Today at 4:58PM I will officially be 32 years old.
The idea of my 32nd birthday has always given me the heebie jeebies because my mom was 32 when she had me. When I learned that fact, 32 became the age — the age you become an adult and make babies and do yard work on the weekends for fun. I have avoided turning 32…until now.
It turns out there is something to my theory about 32. I read a story titled, “32 — the age at which we turn in to our parents.” Granted, it is based on very un-scientific research via a poll on some super British website called Netmums…but still. It’s on the Internet and that makes it true.

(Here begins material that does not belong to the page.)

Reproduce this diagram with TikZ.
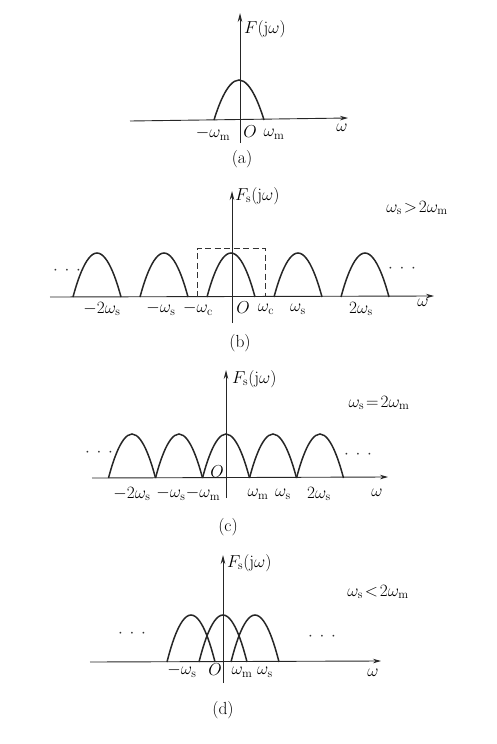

I also read about this 32-year-old woman who went to sleep and woke up thinking she was 15 again. It sounds like a bad romantic comedy, but this is for real. She had stress-triggered dissociative amnesia and didn’t recognize her kid, her lower voice, and the crazy ass technology in her house. At first I thought I’d want to this to happen to me, but then I realized being 15 again would be awful. The crap I worried about when I was 15 was so stupid, I didn’t know how to drive yet, and no one had told me about how great hair straighteners could be.
I did discover Britney Spears when I was 15 though…so there’s that.
I guess what I’m saying is that I’ll give 32 a fair shot. I’m not doing any yard work, though. And if I have to push a baby out, I’m going to be really mad.